We can use a simple css selector to extract the title. To get the content of the review, however, I am using response.xpath() which offers a different syntax for selecting html elements. The xpath selector above is saying “find the div element with the class entry_content and convert all the text within it to a single string”. This was simpler than iterating over all the <p> containing the paragraphs of the review.

Inspecting the source of an album review on angrymetalguy.com

Finally, having our title and blog content, we do some initial cleaning of the data and save the review as a text file. It’s often a good idea to do some initial cleaning during collection to avoid headaches later on in your project.

content_cleaned = content.replace('\n', ' ').replace('\xa0', '').replace('\ufeff', '')
content_trimmed = re.sub('Rating:\s?\d\.\d\/5.0.+', '', content_cleaned).strip()

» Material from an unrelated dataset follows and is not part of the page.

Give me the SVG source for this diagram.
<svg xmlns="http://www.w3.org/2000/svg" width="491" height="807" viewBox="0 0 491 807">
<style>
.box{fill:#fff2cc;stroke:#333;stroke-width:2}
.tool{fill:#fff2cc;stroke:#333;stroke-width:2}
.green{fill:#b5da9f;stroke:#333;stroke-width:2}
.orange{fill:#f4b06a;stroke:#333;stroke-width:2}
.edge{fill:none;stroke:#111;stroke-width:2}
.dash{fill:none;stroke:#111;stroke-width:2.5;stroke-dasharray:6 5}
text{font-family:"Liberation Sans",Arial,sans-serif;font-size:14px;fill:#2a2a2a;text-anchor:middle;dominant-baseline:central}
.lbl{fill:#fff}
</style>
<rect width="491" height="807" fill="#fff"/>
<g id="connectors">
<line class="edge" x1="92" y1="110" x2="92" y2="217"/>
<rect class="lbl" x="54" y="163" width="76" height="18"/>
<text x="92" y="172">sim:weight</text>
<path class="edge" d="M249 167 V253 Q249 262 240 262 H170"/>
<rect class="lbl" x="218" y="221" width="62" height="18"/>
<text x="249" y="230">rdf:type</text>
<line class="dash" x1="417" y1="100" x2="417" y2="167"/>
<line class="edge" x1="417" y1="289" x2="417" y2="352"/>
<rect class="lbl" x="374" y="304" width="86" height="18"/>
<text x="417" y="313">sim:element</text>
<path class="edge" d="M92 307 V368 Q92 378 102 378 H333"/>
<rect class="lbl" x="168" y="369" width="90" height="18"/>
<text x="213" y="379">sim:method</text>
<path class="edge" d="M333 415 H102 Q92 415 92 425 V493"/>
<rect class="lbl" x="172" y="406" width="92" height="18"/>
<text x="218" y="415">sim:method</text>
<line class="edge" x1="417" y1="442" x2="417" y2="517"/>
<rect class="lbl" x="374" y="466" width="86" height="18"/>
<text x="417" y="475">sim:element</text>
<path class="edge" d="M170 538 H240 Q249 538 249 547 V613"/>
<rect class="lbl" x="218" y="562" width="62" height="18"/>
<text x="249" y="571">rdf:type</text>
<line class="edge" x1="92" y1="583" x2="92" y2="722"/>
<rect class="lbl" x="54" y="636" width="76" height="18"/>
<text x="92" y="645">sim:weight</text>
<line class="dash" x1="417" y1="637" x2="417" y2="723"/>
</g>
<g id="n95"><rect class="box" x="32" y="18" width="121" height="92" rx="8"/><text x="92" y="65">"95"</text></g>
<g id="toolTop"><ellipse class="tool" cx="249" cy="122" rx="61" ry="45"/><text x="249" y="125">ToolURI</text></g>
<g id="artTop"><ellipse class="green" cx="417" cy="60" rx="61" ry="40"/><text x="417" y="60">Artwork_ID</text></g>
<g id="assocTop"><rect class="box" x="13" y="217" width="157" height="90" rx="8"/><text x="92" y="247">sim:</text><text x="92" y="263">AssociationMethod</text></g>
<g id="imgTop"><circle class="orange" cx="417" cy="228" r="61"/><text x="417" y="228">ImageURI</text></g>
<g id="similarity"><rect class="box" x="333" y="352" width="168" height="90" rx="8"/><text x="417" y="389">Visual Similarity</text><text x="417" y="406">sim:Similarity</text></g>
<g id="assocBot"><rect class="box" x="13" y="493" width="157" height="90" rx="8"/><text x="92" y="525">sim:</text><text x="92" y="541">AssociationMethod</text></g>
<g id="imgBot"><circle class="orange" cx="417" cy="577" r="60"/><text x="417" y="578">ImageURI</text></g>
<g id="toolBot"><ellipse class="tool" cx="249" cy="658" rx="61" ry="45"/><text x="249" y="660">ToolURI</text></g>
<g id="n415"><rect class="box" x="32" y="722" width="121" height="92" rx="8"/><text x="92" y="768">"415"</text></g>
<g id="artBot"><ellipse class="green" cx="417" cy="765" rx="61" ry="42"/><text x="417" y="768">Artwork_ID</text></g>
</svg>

with open('{}/{}.txt'.format(self.save_dir, title), 'w') as f:
    f.write(content_trimmed)

yield

By inspecting the data returned from a few album reviews, I noticed some recurring pesky characters which I simply replaced with empty strings. I also noticed that my selector was returning some additional text with each review which I did not want to save: the album rating followed by some additional tags and links. I was able to filter this out for each blog post with a simple regex replacing the rating and all the content after it with an empty string. This was effective because the pattern was present on every album review. However, if I chose to scrape all the blog posts, which might not have a unique string like Rating: X.X/5.0 to indicate the end, I would have to come up with a more robust solution.

This spider, as is, got me around 5k album reviews from angrymetalguy.com and can be easily adapted for other paginated blogging sites. Websites which serve dynamic content (e.g. infinite scrolling) make this scraping technique harder, though not necessarily impossible. Scrapy’s docs have some tips on how to address that type of problem.